— start —
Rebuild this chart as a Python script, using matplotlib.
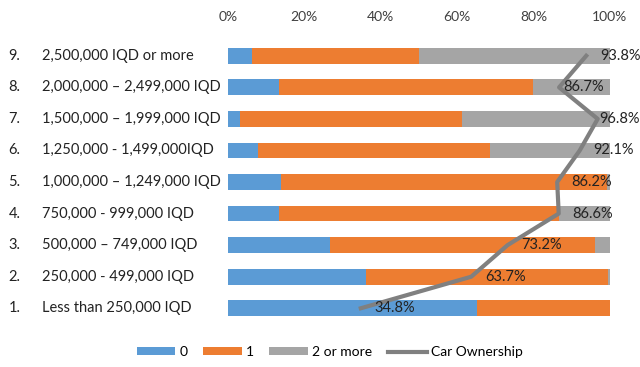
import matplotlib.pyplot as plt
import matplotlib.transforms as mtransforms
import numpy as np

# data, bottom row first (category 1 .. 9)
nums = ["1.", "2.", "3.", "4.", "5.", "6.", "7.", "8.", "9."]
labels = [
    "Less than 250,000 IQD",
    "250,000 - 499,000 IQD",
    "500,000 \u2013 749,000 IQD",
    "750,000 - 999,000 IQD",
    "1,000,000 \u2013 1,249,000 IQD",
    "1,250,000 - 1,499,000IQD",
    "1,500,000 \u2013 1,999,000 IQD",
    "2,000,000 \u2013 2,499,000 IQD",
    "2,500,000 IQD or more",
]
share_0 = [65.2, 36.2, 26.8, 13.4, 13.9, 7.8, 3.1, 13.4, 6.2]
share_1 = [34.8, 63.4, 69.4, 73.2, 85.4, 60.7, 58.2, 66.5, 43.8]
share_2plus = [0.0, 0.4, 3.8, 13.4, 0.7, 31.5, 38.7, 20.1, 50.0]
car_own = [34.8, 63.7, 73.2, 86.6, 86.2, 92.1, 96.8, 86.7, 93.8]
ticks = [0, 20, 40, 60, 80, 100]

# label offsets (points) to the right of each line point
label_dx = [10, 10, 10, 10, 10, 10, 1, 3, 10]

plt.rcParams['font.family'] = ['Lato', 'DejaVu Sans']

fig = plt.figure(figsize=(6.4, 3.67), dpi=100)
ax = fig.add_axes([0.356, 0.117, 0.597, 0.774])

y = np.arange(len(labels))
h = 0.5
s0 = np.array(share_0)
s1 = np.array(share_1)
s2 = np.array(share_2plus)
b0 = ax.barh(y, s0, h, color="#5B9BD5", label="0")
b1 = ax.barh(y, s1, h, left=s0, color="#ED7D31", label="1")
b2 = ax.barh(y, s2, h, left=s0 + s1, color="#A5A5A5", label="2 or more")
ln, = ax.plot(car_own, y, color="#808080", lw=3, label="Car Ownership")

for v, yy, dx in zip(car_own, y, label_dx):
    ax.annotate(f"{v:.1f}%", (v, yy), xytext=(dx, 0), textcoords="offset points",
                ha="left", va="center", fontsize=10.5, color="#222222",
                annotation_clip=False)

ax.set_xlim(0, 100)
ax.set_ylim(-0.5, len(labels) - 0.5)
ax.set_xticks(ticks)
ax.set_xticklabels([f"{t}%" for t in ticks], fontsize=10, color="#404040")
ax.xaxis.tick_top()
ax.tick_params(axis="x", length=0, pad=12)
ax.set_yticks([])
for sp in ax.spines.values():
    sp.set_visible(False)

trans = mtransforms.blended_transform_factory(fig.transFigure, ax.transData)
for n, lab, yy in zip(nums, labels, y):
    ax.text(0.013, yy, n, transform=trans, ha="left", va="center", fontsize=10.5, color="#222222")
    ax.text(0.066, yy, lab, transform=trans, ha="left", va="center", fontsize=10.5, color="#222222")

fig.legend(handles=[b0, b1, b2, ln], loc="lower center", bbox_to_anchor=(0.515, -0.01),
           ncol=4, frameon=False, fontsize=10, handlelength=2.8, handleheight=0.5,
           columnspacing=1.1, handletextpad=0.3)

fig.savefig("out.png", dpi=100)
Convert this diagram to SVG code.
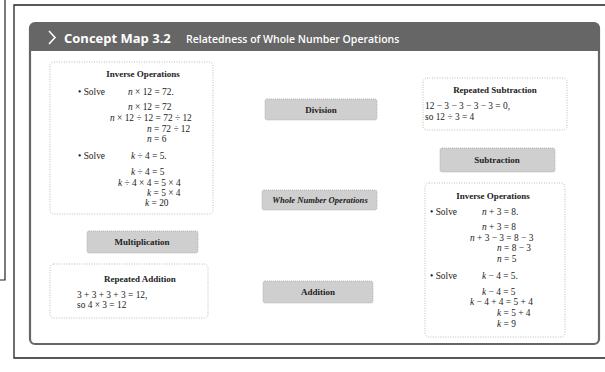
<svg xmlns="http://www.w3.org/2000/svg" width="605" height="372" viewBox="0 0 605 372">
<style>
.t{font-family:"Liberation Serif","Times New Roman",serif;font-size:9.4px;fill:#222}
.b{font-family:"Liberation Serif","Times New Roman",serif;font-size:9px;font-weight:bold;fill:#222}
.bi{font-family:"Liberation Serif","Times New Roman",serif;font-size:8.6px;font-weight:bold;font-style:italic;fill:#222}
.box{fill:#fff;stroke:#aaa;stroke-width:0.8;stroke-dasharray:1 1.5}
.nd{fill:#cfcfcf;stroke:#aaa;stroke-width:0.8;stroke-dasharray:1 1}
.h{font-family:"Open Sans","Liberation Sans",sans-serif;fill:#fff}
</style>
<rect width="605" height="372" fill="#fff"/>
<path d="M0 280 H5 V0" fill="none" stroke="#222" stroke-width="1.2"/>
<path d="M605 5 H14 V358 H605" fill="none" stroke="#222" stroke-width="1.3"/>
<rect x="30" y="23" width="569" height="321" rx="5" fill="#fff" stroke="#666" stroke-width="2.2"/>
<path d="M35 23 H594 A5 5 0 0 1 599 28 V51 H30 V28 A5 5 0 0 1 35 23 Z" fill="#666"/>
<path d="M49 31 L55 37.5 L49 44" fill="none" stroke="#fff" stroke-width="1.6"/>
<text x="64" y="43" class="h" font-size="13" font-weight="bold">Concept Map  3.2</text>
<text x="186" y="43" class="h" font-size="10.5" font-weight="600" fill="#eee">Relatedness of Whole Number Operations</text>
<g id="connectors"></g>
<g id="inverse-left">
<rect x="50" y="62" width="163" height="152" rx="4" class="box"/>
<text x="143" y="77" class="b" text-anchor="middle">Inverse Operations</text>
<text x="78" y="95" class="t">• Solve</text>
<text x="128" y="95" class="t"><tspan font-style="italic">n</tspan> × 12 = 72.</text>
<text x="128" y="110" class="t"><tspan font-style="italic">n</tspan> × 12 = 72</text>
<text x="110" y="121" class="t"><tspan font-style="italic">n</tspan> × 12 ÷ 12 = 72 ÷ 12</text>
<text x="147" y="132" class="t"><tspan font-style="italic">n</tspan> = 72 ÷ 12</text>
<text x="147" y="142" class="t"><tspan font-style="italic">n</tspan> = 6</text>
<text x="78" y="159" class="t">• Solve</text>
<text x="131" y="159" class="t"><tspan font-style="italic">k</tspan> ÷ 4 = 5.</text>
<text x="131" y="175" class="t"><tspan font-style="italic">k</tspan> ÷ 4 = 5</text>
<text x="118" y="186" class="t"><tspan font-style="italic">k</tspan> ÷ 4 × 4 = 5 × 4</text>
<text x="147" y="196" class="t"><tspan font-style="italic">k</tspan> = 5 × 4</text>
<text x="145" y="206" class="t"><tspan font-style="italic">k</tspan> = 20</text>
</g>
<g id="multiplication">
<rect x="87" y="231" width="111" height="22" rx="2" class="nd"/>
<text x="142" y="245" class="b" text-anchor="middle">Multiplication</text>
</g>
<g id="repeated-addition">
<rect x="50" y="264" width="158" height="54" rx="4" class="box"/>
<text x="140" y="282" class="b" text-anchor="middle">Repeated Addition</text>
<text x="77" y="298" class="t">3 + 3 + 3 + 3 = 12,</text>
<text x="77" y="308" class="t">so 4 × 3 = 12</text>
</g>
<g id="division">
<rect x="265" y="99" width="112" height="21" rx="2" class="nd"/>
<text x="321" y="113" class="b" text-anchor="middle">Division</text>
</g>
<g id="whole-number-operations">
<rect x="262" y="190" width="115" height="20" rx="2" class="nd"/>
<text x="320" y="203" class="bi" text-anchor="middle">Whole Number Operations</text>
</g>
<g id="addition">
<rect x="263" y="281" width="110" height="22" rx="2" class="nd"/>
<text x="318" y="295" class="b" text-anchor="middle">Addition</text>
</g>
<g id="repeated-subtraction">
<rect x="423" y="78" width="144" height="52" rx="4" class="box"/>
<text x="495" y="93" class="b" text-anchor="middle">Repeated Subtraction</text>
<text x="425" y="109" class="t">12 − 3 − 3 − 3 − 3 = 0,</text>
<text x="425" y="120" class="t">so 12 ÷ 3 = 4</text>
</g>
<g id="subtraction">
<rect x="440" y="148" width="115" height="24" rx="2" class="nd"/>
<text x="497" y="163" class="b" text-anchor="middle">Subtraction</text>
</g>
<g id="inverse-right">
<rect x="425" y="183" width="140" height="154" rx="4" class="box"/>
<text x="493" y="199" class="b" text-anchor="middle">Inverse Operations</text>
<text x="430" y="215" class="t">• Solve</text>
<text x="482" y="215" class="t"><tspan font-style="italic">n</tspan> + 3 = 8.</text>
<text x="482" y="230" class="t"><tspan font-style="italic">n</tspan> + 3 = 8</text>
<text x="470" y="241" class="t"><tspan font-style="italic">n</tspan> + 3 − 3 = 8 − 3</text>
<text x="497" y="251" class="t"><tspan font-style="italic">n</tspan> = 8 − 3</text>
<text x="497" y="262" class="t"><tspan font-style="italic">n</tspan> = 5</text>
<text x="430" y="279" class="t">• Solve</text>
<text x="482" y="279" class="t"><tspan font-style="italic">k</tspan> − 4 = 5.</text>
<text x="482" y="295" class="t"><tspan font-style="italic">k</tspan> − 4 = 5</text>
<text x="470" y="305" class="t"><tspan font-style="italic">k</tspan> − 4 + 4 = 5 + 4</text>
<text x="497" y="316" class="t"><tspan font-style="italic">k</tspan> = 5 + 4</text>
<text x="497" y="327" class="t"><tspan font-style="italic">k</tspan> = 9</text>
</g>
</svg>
— end —
Short task: Leave out the pictures, then repeat the listing above exactly from its first line to the line with "import numpy as np", inclusive.

Solution for this task:
Rebuild this chart as a Python script, using matplotlib.
import matplotlib.pyplot as plt
import matplotlib.transforms as mtransforms
import numpy as np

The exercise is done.